When Italian artist Maurizio Cattelan hung on a wall of the last edition of Miami Art Basel (2019) a banana with duct tape—a “work” which was, by the way, tagged at 120,000 US$—the reaction was immediate and furious, making it an instant (commercial and critical) success. The reaction –both in the press and in social media—revealed the way in which the general public perceives “art” and the “artistic object”, as the two main questions articulated in relation to the piece were, predictably, “how can that be art?” and “what does it mean?”
As was probably calculated by the artist, the reaction brought to the surface deep-seated beliefs that we, as a society, still espouse in relation to what art should be; the basic materiality (a banana) and the“poor” technique (duct tape applied over a wall) of the piece felt as not conforming to an idea what art is. More crucially, it is clear from the questions that the piece is suspect of not being art because its meaning is not accessible and, surely, art should mean something. But how should art be? Who establishes that parameter? And why should art mean anything at all?
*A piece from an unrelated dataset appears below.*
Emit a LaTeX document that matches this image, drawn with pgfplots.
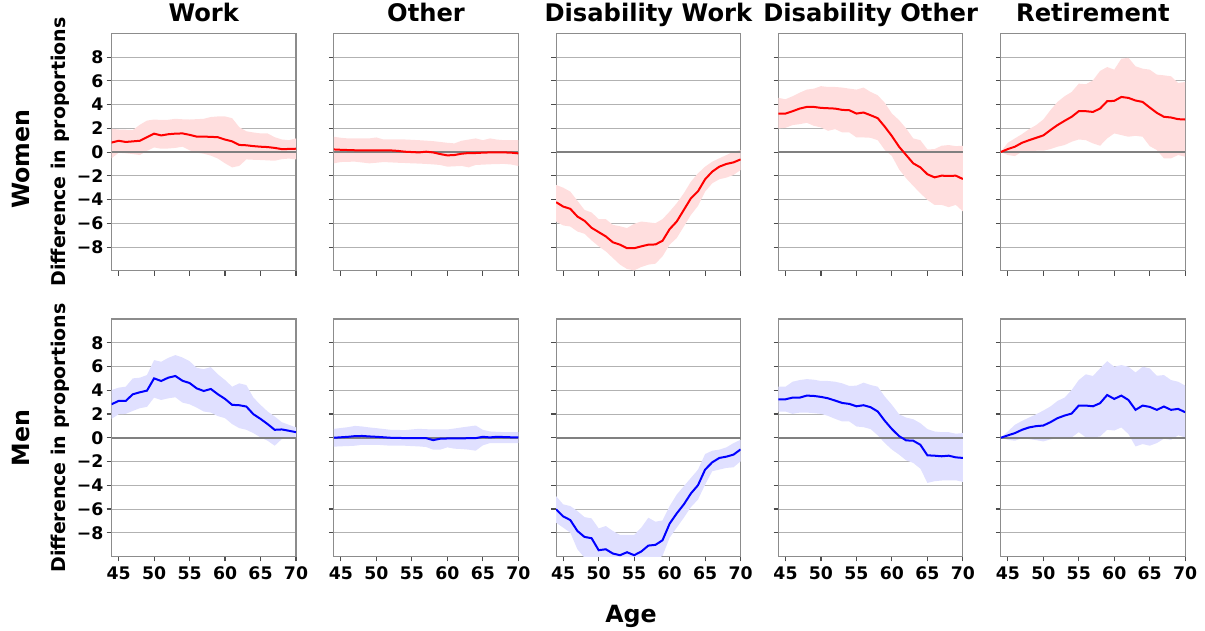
\documentclass[border=0pt]{standalone}
\usepackage{fontspec}
\setmainfont{DejaVu Sans}
\usepackage{pgfplots}
\usepackage{pgfplotstable}
\pgfplotsset{compat=1.18}

\colorlet{redfill}{red!13}
\colorlet{bluefill}{blue!12}
\newcommand\tickfont{\fontsize{17.3}{19}\selectfont\bfseries}
\newcommand\titlefont{\fontsize{24.2}{26}\selectfont\bfseries}
\newcommand\ylabfont{\fontsize{19}{21}\selectfont\bfseries}
\newcommand\rowfont{\fontsize{23.7}{26}\selectfont\bfseries}

% Women
\pgfplotstableread{
x m lo hi
44 0.80 -0.53 1.96
45 0.95 -0.06 1.90
46 0.85 -0.10 1.88
47 0.90 -0.17 1.85
48 0.95 -0.25 2.30
49 1.25 0.10 2.65
50 1.55 0.39 2.74
51 1.40 0.28 2.70
52 1.50 0.30 2.72
53 1.55 0.35 2.80
54 1.57 0.45 2.76
55 1.45 0.15 2.74
56 1.30 -0.05 2.77
57 1.30 -0.14 2.80
58 1.28 -0.30 2.95
59 1.25 -0.55 3.00
60 1.05 -0.95 3.00
61 0.90 -1.29 2.85
62 0.60 -1.17 2.10
63 0.57 -0.62 1.75
64 0.50 -0.65 1.65
65 0.45 -0.67 1.57
66 0.42 -0.70 1.57
67 0.35 -0.73 1.25
68 0.25 -0.60 1.06
69 0.26 -0.55 1.00
70 0.28 -0.62 1.15
}\tWa
\pgfplotstableread{
x m lo hi
44 0.22 -0.95 1.29
45 0.19 -0.84 1.20
46 0.17 -0.82 1.15
47 0.15 -0.81 1.15
48 0.14 -0.88 1.15
49 0.14 -0.95 1.15
50 0.14 -0.90 1.23
51 0.14 -0.84 1.06
52 0.14 -0.87 1.06
53 0.10 -0.90 1.06
54 0.03 -0.92 1.06
55 0.00 -0.95 1.03
56 -0.03 -0.97 1.00
57 0.03 -1.00 0.96
58 -0.03 -1.04 0.92
59 -0.17 -1.09 0.85
60 -0.28 -1.23 0.78
61 -0.25 -1.20 0.73
62 -0.14 -1.17 0.95
63 -0.08 -1.29 1.05
64 -0.08 -1.09 1.15
65 -0.05 -1.06 1.00
66 -0.03 -1.03 1.15
67 -0.03 -1.01 1.05
68 -0.03 -1.00 1.00
69 -0.05 -1.05 1.00
70 -0.11 -1.17 1.00
}\tWb
\pgfplotstableread{
x m lo hi
44 -4.22 -5.85 -2.77
45 -4.59 -6.18 -3.00
46 -4.78 -6.27 -3.33
47 -5.43 -6.69 -4.10
48 -5.79 -6.88 -4.87
49 -6.38 -7.44 -5.09
50 -6.74 -7.94 -5.65
51 -7.10 -8.36 -5.65
52 -7.60 -8.92 -6.13
53 -7.80 -9.48 -6.25
54 -8.10 -9.85 -6.40
55 -8.10 -9.96 -6.04
56 -7.94 -9.68 -5.85
57 -7.80 -9.48 -5.92
58 -7.78 -9.40 -5.99
59 -7.47 -8.78 -5.65
60 -6.49 -7.80 -5.01
61 -5.85 -7.24 -4.31
62 -4.87 -6.27 -3.47
63 -3.89 -5.29 -2.49
64 -3.30 -4.53 -1.79
65 -2.29 -3.33 -1.23
66 -1.65 -2.63 -0.81
67 -1.23 -2.29 -0.53
68 -1.00 -2.15 -0.25
69 -0.87 -1.93 0.03
70 -0.62 -1.51 0.17
}\tWc
\pgfplotstableread{
x m lo hi
44 3.24 1.99 4.56
45 3.24 2.04 4.45
46 3.44 2.27 4.70
47 3.66 2.35 5.00
48 3.80 2.46 5.26
49 3.80 2.21 5.34
50 3.72 2.07 5.55
51 3.69 1.79 5.48
52 3.66 1.93 5.48
53 3.55 1.65 5.43
54 3.52 1.65 5.34
55 3.24 1.23 5.26
56 3.33 1.23 5.43
57 3.10 1.20 5.06
58 2.85 1.00 4.78
59 2.13 0.17 4.14
60 1.34 -0.34 3.24
61 0.45 -1.45 2.69
62 -0.25 -2.21 1.99
63 -0.95 -2.85 1.15
64 -1.29 -3.47 1.00
65 -1.87 -4.03 0.22
66 -2.13 -4.45 0.25
67 -1.99 -4.45 0.53
68 -2.01 -4.64 0.59
69 -1.99 -4.45 0.50
70 -2.27 -5.00 0.53
}\tWd
\pgfplotstableread{
x m lo hi
44 0.00 0.00 0.00
45 0.25 -0.25 0.78
46 0.45 -0.34 1.15
47 0.78 0.03 1.51
48 1.00 0.08 1.93
49 1.20 0.11 2.27
50 1.40 0.11 2.74
51 1.85 0.25 3.52
52 2.27 0.45 4.22
53 2.63 0.59 4.70
54 2.97 0.87 5.06
55 3.44 1.06 5.76
56 3.44 1.00 5.71
57 3.38 0.73 6.04
58 3.66 0.53 6.83
59 4.28 1.15 7.16
60 4.31 1.57 6.94
61 4.64 1.43 7.86
62 4.56 1.29 7.94
63 4.34 1.37 7.22
64 4.22 1.29 7.02
65 3.75 0.50 6.94
66 3.30 0.17 6.52
67 2.97 -0.53 6.46
68 2.91 -0.53 6.38
69 2.77 -0.25 5.82
70 2.74 -0.39 5.90
}\tWe
% Men
\pgfplotstableread{
x m lo hi
44 2.82 1.59 4.02
45 3.10 1.98 4.22
46 3.10 2.01 4.30
47 3.66 2.26 5.00
48 3.83 2.49 5.06
49 3.97 2.60 5.28
50 5.00 3.38 6.54
51 4.78 3.18 6.40
52 5.06 3.32 6.73
53 5.20 3.41 6.96
54 4.80 2.96 6.76
55 4.61 2.82 6.45
56 4.16 2.54 5.89
57 3.94 2.21 5.78
58 4.11 2.12 5.95
59 3.66 1.82 5.34
60 3.27 1.65 4.86
61 2.77 1.15 4.30
62 2.74 0.81 4.58
63 2.63 0.67 4.44
64 1.98 0.39 3.38
65 1.59 0.03 2.77
66 1.15 -0.25 2.21
67 0.67 -0.67 1.79
68 0.70 -0.11 1.31
69 0.59 -0.08 1.09
70 0.47 -0.08 0.87
}\tMa
\pgfplotstableread{
x m lo hi
44 0.00 -0.75 0.75
45 0.04 -0.72 0.82
46 0.08 -0.70 0.89
47 0.14 -0.67 1.00
48 0.15 -0.59 0.95
49 0.11 -0.59 0.87
50 0.08 -0.59 0.81
51 0.04 -0.63 0.74
52 0.00 -0.67 0.67
53 -0.01 -0.67 0.66
54 -0.03 -0.67 0.64
55 -0.03 -0.70 0.70
56 -0.03 -0.73 0.75
57 -0.03 -0.78 0.72
58 -0.20 -1.00 0.70
59 -0.08 -1.00 0.70
60 -0.06 -0.81 0.70
61 -0.06 -0.92 0.78
62 -0.06 -0.95 0.87
63 -0.03 -1.00 0.95
64 -0.03 -1.09 1.03
65 0.08 -0.64 0.67
66 0.03 -0.45 0.53
67 0.08 -0.45 0.50
68 0.06 -0.45 0.47
69 0.04 -0.45 0.47
70 0.03 -0.45 0.47
}\tMb
\pgfplotstableread{
x m lo hi
44 -6.03 -7.15 -4.92
45 -6.62 -7.57 -5.61
46 -6.93 -7.99 -5.75
47 -7.85 -9.39 -6.17
48 -8.35 -10.10 -6.68
49 -8.46 -10.50 -6.79
50 -9.47 -10.80 -7.63
51 -9.39 -10.90 -7.43
52 -9.75 -11.00 -7.85
53 -9.89 -11.00 -8.18
54 -9.64 -11.00 -8.18
55 -9.89 -11.00 -8.18
56 -9.58 -10.90 -7.57
57 -9.08 -10.60 -6.73
58 -9.02 -10.30 -7.07
59 -8.63 -9.94 -6.96
60 -7.23 -8.41 -5.75
61 -6.37 -7.57 -4.78
62 -5.61 -6.73 -4.08
63 -4.69 -5.84 -3.38
64 -3.99 -5.20 -2.68
65 -2.68 -3.94 -1.37
66 -2.07 -2.82 -1.09
67 -1.70 -2.68 -1.00
68 -1.59 -2.54 -0.81
69 -1.42 -2.49 -0.45
70 -0.98 -1.98 -0.17
}\tMc
\pgfplotstableread{
x m lo hi
44 3.24 2.21 4.30
45 3.24 2.21 4.30
46 3.38 2.01 4.72
47 3.38 2.12 4.86
48 3.55 2.12 4.94
49 3.52 2.07 4.89
50 3.44 2.01 4.78
51 3.32 1.84 4.78
52 3.13 1.59 4.72
53 2.93 1.37 4.58
54 2.85 1.37 4.36
55 2.65 0.95 4.39
56 2.74 0.89 4.64
57 2.57 0.73 4.44
58 2.21 0.20 4.30
59 1.42 -0.45 3.46
60 0.73 -1.00 2.77
61 0.14 -1.42 1.98
62 -0.22 -1.90 1.70
63 -0.25 -2.12 1.56
64 -0.59 -2.60 1.23
65 -1.48 -3.80 0.73
66 -1.51 -3.66 0.53
67 -1.56 -3.60 0.47
68 -1.51 -3.58 0.47
69 -1.65 -3.58 0.34
70 -1.70 -3.72 0.39
}\tMd
\pgfplotstableread{
x m lo hi
44 0.00 0.00 0.00
45 0.20 -0.17 0.53
46 0.39 -0.25 1.09
47 0.67 -0.03 1.42
48 0.87 -0.11 1.70
49 0.98 -0.20 1.98
50 1.03 -0.31 2.29
51 1.31 -0.14 2.63
52 1.65 -0.03 3.10
53 1.87 0.06 3.38
54 2.04 0.03 4.02
55 2.71 0.47 4.86
56 2.71 0.03 5.34
57 2.65 0.03 5.20
58 2.91 0.11 5.84
59 3.60 0.67 6.45
60 3.27 0.61 5.98
61 3.55 0.87 6.12
62 3.18 0.31 5.98
63 2.35 -0.73 5.50
64 2.71 -0.53 5.98
65 2.60 -0.67 5.84
66 2.35 -0.45 5.22
67 2.63 -0.08 5.28
68 2.35 -0.17 4.86
69 2.43 0.20 4.72
70 2.15 0.03 4.39
}\tMe

\pgfplotsset{
  panel/.style={
    scale only axis, width=184.5pt, height=237.5pt, anchor=north west,
    xmin=44, xmax=70, ymin=-10, ymax=10,
    xtick={45,50,55,60,65,70}, ytick={-8,-6,-4,-2,0,2,4,6,8},
    xticklabels={45,50,55,60,65,70},
    yticklabels={−8,−6,−4,−2,0,2,4,6,8},
    ymajorgrids, grid style={color=black!30, line width=1pt},
    axis line style={color=black!45, line width=1.1pt},
    tick style={color=black!70, line width=1.1pt},
    tick align=outside, major tick length=4.9pt,
    xtick pos=left, ytick pos=left,
    tick label style={font=\tickfont, inner sep=0pt},
    xticklabel style={anchor=north, yshift=-5.4pt},
    yticklabel style={anchor=east, xshift=-3pt},
    title style={font=\titlefont, anchor=base, yshift=6.3pt, inner sep=0pt},
  }
}
\newcommand\drawpanel[5]{%
\begin{axis}[panel, at={(#1pt,#2pt)}, #5]
\addplot[draw=none, stack plots=y, forget plot] table[x=x,y=lo]{#3};
\addplot[fill=#4fill, draw=none, stack plots=y, forget plot] table[x=x,y expr=\thisrow{hi}-\thisrow{lo}]{#3} \closedcycle;
\addplot[stack plots=false, black!50, line width=1.7pt, forget plot] coordinates {(44,0) (70,0)};
\addplot[stack plots=false, #4, line width=2pt, forget plot] table[x=x,y=m]{#3};
\end{axis}}

\begin{document}
\begin{tikzpicture}
\path (0,0) rectangle (1205pt,-630pt);
\drawpanel{111.5}{-33.3}{\tWa}{red}{title={Work}, xticklabels={}}
\drawpanel{333.8}{-33.3}{\tWb}{red}{title={Other}, xticklabels={}, yticklabels={}}
\drawpanel{556.1}{-33.3}{\tWc}{red}{title={Disability Work}, xticklabels={}, yticklabels={}}
\drawpanel{778.4}{-33.3}{\tWd}{red}{title={Disability Other}, xticklabels={}, yticklabels={}}
\drawpanel{1000.7}{-33.3}{\tWe}{red}{title={Retirement}, xticklabels={}, yticklabels={}}
\drawpanel{111.5}{-319}{\tMa}{blue}{}
\drawpanel{333.8}{-319}{\tMb}{blue}{yticklabels={}}
\drawpanel{556.1}{-319}{\tMc}{blue}{yticklabels={}}
\drawpanel{778.4}{-319}{\tMd}{blue}{yticklabels={}}
\drawpanel{1000.7}{-319}{\tMe}{blue}{yticklabels={}}
\node[rotate=90, anchor=base, font=\ylabfont, inner sep=0pt] at (65.5pt,-152pt) {Difference in proportions};
\node[rotate=90, anchor=base, font=\ylabfont, inner sep=0pt] at (65.5pt,-438pt) {Difference in proportions};
\node[rotate=90, anchor=base, font=\rowfont, inner sep=0pt] at (29.5pt,-159pt) {Women};
\node[rotate=90, anchor=base, font=\rowfont, inner sep=0pt] at (29.5pt,-438pt) {Men};
\node[anchor=base, font=\rowfont, inner sep=0pt] at (631pt,-622pt) {Age};
\end{tikzpicture}
\end{document}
This survey course on (mostly Western) Contemporary art –which roughly goes from 1950 to 2010—is organized to give student the tools and information to answer such questions by themselves (to the extent that they can be answered). Structured around the contentious and slippery history of objecthood in art—how it started to erode circa 1870s until it basically disappeared by the late 1950s and how it has transformed itself even further after such dissapearance—the course presents a number of key works of art, primary texts and discussions to assist in the understanding of how our normative idea of art has changed radically over the decades.
Thus, through the systematic confrontation with a selected number of notable examples in each session, as well as exposure in the key discussions of the time, the course aims for students to be able to understand how, while art is not dead, it is very possible that we might be living in an era in which the once sacrosanct object of art might be as obsolete as a VHS tape or a cassette player. More crucially, the course aims for the student to understand how as the very idea of art has changed over the decades, ways in which the artistic community has come to understand its practice as well as the function we ascribe to it (what is supposedly doing in and for our society) has also, necessarily, shifted.